Data section:
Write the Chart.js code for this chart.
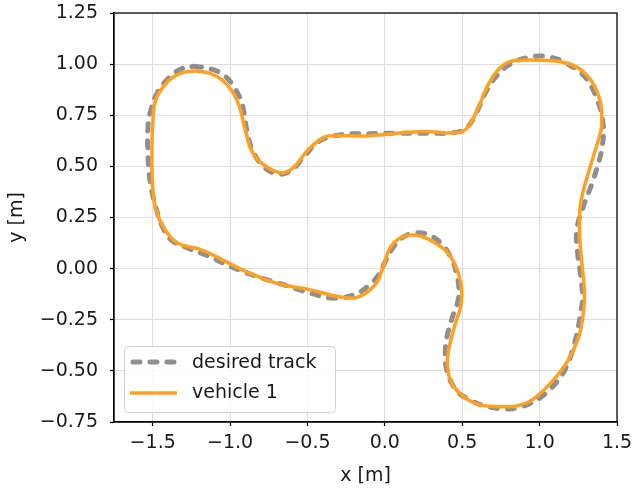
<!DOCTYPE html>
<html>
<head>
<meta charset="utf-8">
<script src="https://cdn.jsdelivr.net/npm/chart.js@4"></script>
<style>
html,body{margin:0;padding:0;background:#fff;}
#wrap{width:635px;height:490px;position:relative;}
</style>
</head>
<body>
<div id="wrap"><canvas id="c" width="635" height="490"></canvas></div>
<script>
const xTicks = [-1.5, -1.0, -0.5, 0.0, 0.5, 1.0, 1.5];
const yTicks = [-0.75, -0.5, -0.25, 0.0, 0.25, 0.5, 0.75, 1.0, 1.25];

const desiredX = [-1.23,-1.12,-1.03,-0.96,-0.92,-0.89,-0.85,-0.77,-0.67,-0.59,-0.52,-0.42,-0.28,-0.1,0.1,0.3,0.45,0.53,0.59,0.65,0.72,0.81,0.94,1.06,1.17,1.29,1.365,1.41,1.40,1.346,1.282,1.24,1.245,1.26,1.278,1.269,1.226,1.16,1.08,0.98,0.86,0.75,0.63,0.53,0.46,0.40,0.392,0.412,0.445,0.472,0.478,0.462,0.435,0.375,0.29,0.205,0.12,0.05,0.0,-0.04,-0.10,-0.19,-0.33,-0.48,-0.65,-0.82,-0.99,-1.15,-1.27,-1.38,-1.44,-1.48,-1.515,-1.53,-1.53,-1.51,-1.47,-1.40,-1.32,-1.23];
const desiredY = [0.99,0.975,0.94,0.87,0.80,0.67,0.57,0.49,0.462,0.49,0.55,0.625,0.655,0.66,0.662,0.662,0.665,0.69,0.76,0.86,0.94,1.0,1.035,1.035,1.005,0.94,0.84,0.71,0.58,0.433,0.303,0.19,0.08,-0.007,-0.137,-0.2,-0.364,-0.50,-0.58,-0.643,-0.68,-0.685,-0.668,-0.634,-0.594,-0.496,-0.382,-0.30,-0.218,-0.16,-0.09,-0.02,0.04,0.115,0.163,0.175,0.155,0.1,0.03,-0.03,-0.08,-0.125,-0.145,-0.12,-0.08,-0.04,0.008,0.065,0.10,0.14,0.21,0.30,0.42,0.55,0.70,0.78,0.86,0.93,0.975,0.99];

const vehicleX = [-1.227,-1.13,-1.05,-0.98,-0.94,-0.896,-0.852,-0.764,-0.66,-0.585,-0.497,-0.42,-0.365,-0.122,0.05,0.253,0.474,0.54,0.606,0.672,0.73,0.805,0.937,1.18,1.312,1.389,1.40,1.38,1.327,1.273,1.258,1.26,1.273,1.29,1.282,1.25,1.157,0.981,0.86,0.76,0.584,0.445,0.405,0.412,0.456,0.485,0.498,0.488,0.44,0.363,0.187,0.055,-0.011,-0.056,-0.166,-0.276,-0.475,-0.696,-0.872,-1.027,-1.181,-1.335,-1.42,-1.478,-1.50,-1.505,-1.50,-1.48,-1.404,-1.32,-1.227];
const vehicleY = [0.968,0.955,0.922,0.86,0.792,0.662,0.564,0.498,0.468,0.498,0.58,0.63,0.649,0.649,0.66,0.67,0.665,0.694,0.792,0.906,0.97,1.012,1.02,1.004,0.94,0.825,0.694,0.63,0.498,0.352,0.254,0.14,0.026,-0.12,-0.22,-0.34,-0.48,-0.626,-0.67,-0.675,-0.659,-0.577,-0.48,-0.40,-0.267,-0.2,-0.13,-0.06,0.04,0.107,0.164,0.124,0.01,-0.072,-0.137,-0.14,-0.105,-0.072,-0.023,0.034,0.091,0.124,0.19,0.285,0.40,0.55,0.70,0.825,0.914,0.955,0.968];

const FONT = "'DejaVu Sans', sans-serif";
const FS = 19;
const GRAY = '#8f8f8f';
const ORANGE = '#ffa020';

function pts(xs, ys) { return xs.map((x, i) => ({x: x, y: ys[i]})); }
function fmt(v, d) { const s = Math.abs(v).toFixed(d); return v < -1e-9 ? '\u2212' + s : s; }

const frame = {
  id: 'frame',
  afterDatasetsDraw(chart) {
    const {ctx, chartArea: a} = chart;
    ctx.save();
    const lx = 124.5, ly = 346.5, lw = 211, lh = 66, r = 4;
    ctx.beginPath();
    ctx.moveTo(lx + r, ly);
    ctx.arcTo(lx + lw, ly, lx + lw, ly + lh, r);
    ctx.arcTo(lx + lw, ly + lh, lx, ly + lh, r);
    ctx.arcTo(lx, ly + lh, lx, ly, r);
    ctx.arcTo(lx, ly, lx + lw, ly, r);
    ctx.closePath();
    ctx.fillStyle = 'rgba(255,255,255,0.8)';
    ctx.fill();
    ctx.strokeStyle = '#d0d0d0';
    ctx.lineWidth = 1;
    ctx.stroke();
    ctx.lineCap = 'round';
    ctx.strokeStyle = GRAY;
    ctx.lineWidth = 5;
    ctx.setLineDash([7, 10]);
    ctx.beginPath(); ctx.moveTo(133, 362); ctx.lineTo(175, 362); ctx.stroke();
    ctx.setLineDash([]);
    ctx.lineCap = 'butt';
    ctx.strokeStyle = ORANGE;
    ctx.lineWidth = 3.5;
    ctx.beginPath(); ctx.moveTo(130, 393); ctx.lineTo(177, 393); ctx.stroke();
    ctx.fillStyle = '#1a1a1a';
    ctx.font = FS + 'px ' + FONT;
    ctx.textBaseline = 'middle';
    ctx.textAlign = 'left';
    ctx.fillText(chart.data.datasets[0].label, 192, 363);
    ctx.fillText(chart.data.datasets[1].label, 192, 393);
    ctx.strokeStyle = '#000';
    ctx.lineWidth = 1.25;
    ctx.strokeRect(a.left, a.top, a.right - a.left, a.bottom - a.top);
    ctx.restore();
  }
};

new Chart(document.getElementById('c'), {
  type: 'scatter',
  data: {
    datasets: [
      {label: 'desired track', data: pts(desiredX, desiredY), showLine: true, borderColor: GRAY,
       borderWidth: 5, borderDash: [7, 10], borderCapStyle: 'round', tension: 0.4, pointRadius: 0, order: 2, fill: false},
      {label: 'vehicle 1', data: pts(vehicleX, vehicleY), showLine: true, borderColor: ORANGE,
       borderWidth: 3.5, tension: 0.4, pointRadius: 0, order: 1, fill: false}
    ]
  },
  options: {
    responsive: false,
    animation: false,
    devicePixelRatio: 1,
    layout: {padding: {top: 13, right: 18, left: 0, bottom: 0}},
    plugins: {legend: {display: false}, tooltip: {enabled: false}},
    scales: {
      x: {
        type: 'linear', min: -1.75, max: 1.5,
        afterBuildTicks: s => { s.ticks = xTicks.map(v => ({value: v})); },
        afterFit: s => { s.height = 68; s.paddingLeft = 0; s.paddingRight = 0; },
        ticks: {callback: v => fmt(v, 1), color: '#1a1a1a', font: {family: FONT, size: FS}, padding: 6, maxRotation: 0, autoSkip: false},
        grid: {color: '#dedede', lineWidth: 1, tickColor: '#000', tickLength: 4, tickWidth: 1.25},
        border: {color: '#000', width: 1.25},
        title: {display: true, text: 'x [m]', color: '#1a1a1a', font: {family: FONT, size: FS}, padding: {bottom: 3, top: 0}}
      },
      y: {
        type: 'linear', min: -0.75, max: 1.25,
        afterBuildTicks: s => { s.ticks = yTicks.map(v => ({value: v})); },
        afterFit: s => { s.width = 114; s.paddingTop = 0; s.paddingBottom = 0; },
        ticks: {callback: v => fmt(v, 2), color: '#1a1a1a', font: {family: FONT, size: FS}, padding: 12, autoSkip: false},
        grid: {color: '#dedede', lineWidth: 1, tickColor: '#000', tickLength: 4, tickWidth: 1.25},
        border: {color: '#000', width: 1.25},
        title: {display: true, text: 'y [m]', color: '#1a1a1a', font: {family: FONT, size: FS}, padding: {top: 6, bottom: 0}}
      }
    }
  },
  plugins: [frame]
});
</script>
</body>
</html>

Your task: Quote, please, every line of the material above from its start through the line that has "0.75, 1.0, 1.25];", reproducing the words exactly and dropping any images.

Exercise answer:
Write the Chart.js code for this chart.
<!DOCTYPE html>
<html>
<head>
<meta charset="utf-8">
<script src="https://cdn.jsdelivr.net/npm/chart.js@4"></script>
<style>
html,body{margin:0;padding:0;background:#fff;}
#wrap{width:635px;height:490px;position:relative;}
</style>
</head>
<body>
<div id="wrap"><canvas id="c" width="635" height="490"></canvas></div>
<script>
const xTicks = [-1.5, -1.0, -0.5, 0.0, 0.5, 1.0, 1.5];
const yTicks = [-0.75, -0.5, -0.25, 0.0, 0.25, 0.5, 0.75, 1.0, 1.25];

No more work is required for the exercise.